A number of teams had a No Cousins policy before he tore his Achilles. That number grew as teams feared committing to what might be a less explosive version of him. Remember: Any contract inked as part of a sign-and-trade must encompass at least three seasons. That might have been too long for teams that would have to send out some meaningful asset for him.
Only the first year's salary in such deals must be guaranteed, meaning teams could trick the system by making the final two nonguaranteed -- $0 if things go badly. That, of course, is unfriendly for Cousins. If he underperforms, the team walks away. Cousins might have been able to earn a little more scratch in 2018-19 under such a contract, but it's unclear if even that kind of deal was out there -- or if he would have cooperated with the Pelicans in arranging it. (Portland and New Orleans had very preliminary talks about a sign-and-trade, sources say, but Portland's salary target is murky and it might have pushed for at least one nonguaranteed year. As ESPN's Chris Haynes reported, the deal never got off the ground -- in part because Cousins and Jusuf Nurkic, Portland's incumbent free-agent center, share an agent.)
Play well leading into those nonguaranteed years and the team has you for the next two seasons at a below-market rate. Cousins now gets to prove himself with Golden State, and slip back on the market just as more space opens up.
By the middle of Monday, Cousins' people were calling teams and pitching deals: one-year, $15 million in one place, per sources, other numbers in other places. Clearly, there was not much interest. It might be that the richest deal easily and quickly available to him was that full midlevel exception contract starting at around $8.6 million.
Any team offering that -- and I'm not sure as of this writing that one did -- might have sensed its leverage and tried to coax Cousins into a two-year deal at that price. For many of them, that was the smart play. Cousins would have justifiably resisted. Others are hoarding cap space for the summer of 2019 and so would have restricted their offers to one season.

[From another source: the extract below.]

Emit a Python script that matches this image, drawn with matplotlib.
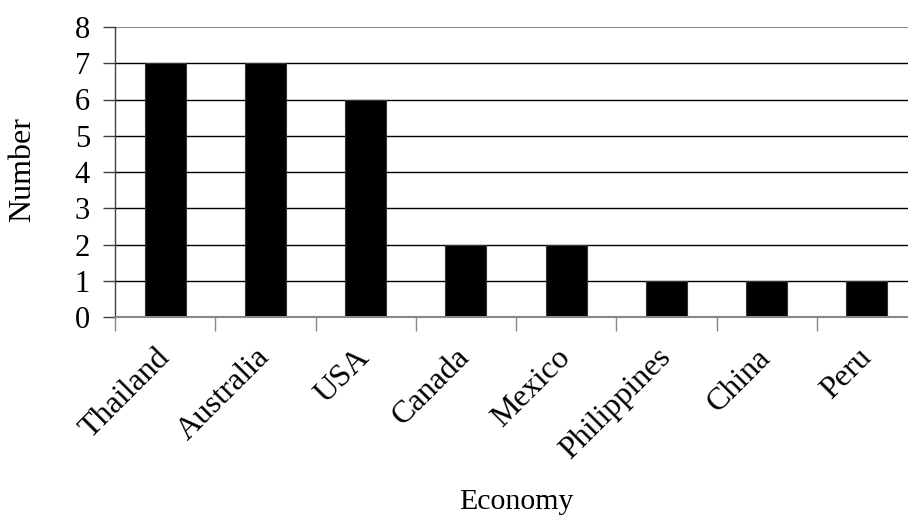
import matplotlib
matplotlib.use("Agg")
import matplotlib.pyplot as plt
import numpy as np

categories = ["Thailand", "Australia", "USA", "Canada", "Mexico", "Philippines", "China", "Peru"]
values = [7, 7, 6, 2, 2, 1, 1, 1]
yticks = [0, 1, 2, 3, 4, 5, 6, 7, 8]

plt.rcParams['font.family'] = ['Liberation Serif', 'DejaVu Serif']

fig = plt.figure(figsize=(9.08, 5.16), dpi=100)
ax = fig.add_axes([115/908, (516-317)/516, 802/908, 290/516])

x = np.arange(len(categories))
ax.set_xlim(-0.5, len(categories) - 0.5)
ax.set_ylim(0, 8)

for v in yticks[1:-1]:
    ax.axhline(v, color='black', lw=1.0, zorder=1)
ax.axhline(8, color='#888888', lw=1.5, zorder=1)

ax.bar(x, values, width=0.41, color='black', edgecolor='#333333', lw=0.8, zorder=2)

for s in ['top', 'right']:
    ax.spines[s].set_visible(False)
ax.spines['left'].set_color('#404040')
ax.spines['left'].set_linewidth(1.0)
ax.spines['bottom'].set_color('#888888')
ax.spines['bottom'].set_linewidth(1.5)

ax.set_yticks(yticks)
ax.set_yticklabels([str(v) for v in yticks], fontsize=22)
ax.tick_params(axis='y', length=9, width=1, color='#404040', pad=9)

ax.set_xticks(x)
ax.set_xticklabels(categories, fontsize=23, rotation=45, ha='right', va='center',
                   rotation_mode='anchor')
ax.tick_params(axis='x', which='major', length=0, pad=26)
ax.set_xticks(np.arange(-0.5, len(categories)), minor=True)
ax.tick_params(axis='x', which='minor', length=10, width=1, color='#888888')

fig.text(23/908, 1 - 170/516, "Number", fontsize=23, rotation=90, ha='center', va='center')
fig.text(516/908, 1 - 509/516, "Economy", fontsize=21.5, ha='center', va='baseline')

fig.savefig("out.png", dpi=100)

A one-year deal didn't make much sense for almost any other team beyond Golden State. (The Celtics tried, per Haynes, but are not busted up about missing out. The Rockets, always hungry for stars, may have some remorse about not chasing Cousins at this price -- though they could not guarantee him a starting spot, perhaps a dealbreaker.)
http://www.espn.com/nba/story/_/id/23979341/zach-lowe-demarcus-cousins-golden-state-warriors-nbaI thought he'd have a hard time finding a deal, particularly once Dallas signed Jordan, and I wouldn't have wanted to give him much money past a year either because there is a good chance he's damaged goods. Even if we didn't have Ayton. Could be a killer if you gave him a long term deal. But there were rumors we had that no Cousins policy in place before the injury anyway.